▶ COLLECTED MATERIAL

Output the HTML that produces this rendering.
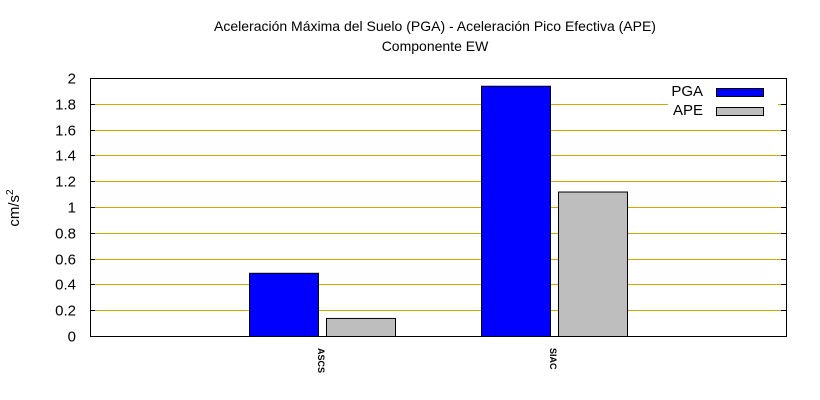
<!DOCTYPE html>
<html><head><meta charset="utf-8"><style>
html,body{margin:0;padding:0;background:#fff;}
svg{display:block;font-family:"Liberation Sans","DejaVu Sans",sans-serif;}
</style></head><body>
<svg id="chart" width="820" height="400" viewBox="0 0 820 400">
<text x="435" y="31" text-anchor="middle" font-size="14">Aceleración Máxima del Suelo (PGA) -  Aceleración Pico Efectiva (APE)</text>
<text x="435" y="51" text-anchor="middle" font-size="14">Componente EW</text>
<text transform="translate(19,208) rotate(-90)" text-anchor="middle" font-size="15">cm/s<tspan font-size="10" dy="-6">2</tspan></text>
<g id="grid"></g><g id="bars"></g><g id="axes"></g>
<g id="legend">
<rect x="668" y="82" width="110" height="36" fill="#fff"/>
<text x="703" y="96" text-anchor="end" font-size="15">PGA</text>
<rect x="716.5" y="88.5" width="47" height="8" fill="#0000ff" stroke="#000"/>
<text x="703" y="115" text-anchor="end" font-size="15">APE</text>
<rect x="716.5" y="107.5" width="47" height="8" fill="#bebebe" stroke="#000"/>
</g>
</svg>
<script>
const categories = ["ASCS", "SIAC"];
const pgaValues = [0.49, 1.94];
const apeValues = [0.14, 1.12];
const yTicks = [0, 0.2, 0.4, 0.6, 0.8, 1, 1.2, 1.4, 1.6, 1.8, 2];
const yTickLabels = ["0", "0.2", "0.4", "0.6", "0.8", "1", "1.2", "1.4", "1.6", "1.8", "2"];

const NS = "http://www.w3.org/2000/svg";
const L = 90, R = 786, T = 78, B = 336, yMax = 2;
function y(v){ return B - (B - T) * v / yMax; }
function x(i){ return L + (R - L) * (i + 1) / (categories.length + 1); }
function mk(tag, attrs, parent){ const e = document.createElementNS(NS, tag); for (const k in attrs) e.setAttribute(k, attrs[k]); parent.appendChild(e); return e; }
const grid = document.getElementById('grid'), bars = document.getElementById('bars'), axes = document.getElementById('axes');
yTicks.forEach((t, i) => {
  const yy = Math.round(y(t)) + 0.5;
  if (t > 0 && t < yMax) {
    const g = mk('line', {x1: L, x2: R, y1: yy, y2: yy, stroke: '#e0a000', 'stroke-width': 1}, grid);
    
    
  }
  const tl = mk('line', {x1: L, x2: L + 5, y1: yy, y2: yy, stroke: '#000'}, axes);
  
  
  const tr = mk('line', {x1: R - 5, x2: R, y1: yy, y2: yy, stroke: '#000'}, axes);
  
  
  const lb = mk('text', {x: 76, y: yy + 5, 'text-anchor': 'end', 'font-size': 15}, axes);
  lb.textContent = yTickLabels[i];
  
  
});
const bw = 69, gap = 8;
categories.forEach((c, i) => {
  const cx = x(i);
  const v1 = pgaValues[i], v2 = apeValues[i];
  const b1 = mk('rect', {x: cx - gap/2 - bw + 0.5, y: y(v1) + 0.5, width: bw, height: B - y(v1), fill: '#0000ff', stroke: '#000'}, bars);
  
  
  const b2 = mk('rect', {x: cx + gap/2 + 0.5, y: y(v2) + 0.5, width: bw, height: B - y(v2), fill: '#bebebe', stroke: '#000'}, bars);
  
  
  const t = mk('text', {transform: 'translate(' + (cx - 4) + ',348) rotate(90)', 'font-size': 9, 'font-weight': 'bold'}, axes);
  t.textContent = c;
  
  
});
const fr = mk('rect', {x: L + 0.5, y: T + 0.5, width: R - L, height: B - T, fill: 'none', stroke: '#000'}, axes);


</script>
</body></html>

▶ PROBLEM DESCRIPTION
Leaving out the pictures, repeat the data above exactly.

▶ WRITTEN SOLUTION
Output the HTML that produces this rendering.
<!DOCTYPE html>
<html><head><meta charset="utf-8"><style>
html,body{margin:0;padding:0;background:#fff;}
svg{display:block;font-family:"Liberation Sans","DejaVu Sans",sans-serif;}
</style></head><body>
<svg id="chart" width="820" height="400" viewBox="0 0 820 400">
<text x="435" y="31" text-anchor="middle" font-size="14">Aceleración Máxima del Suelo (PGA) -  Aceleración Pico Efectiva (APE)</text>
<text x="435" y="51" text-anchor="middle" font-size="14">Componente EW</text>
<text transform="translate(19,208) rotate(-90)" text-anchor="middle" font-size="15">cm/s<tspan font-size="10" dy="-6">2</tspan></text>
<g id="grid"></g><g id="bars"></g><g id="axes"></g>
<g id="legend">
<rect x="668" y="82" width="110" height="36" fill="#fff"/>
<text x="703" y="96" text-anchor="end" font-size="15">PGA</text>
<rect x="716.5" y="88.5" width="47" height="8" fill="#0000ff" stroke="#000"/>
<text x="703" y="115" text-anchor="end" font-size="15">APE</text>
<rect x="716.5" y="107.5" width="47" height="8" fill="#bebebe" stroke="#000"/>
</g>
</svg>
<script>
const categories = ["ASCS", "SIAC"];
const pgaValues = [0.49, 1.94];
const apeValues = [0.14, 1.12];
const yTicks = [0, 0.2, 0.4, 0.6, 0.8, 1, 1.2, 1.4, 1.6, 1.8, 2];
const yTickLabels = ["0", "0.2", "0.4", "0.6", "0.8", "1", "1.2", "1.4", "1.6", "1.8", "2"];

const NS = "http://www.w3.org/2000/svg";
const L = 90, R = 786, T = 78, B = 336, yMax = 2;
function y(v){ return B - (B - T) * v / yMax; }
function x(i){ return L + (R - L) * (i + 1) / (categories.length + 1); }
function mk(tag, attrs, parent){ const e = document.createElementNS(NS, tag); for (const k in attrs) e.setAttribute(k, attrs[k]); parent.appendChild(e); return e; }
const grid = document.getElementById('grid'), bars = document.getElementById('bars'), axes = document.getElementById('axes');
yTicks.forEach((t, i) => {
  const yy = Math.round(y(t)) + 0.5;
  if (t > 0 && t < yMax) {
    const g = mk('line', {x1: L, x2: R, y1: yy, y2: yy, stroke: '#e0a000', 'stroke-width': 1}, grid);
    
    
  }
  const tl = mk('line', {x1: L, x2: L + 5, y1: yy, y2: yy, stroke: '#000'}, axes);
  
  
  const tr = mk('line', {x1: R - 5, x2: R, y1: yy, y2: yy, stroke: '#000'}, axes);
  
  
  const lb = mk('text', {x: 76, y: yy + 5, 'text-anchor': 'end', 'font-size': 15}, axes);
  lb.textContent = yTickLabels[i];
  
  
});
const bw = 69, gap = 8;
categories.forEach((c, i) => {
  const cx = x(i);
  const v1 = pgaValues[i], v2 = apeValues[i];
  const b1 = mk('rect', {x: cx - gap/2 - bw + 0.5, y: y(v1) + 0.5, width: bw, height: B - y(v1), fill: '#0000ff', stroke: '#000'}, bars);
  
  
  const b2 = mk('rect', {x: cx + gap/2 + 0.5, y: y(v2) + 0.5, width: bw, height: B - y(v2), fill: '#bebebe', stroke: '#000'}, bars);
  
  
  const t = mk('text', {transform: 'translate(' + (cx - 4) + ',348) rotate(90)', 'font-size': 9, 'font-weight': 'bold'}, axes);
  t.textContent = c;
  
  
});
const fr = mk('rect', {x: L + 0.5, y: T + 0.5, width: R - L, height: B - T, fill: 'none', stroke: '#000'}, axes);


</script>
</body></html>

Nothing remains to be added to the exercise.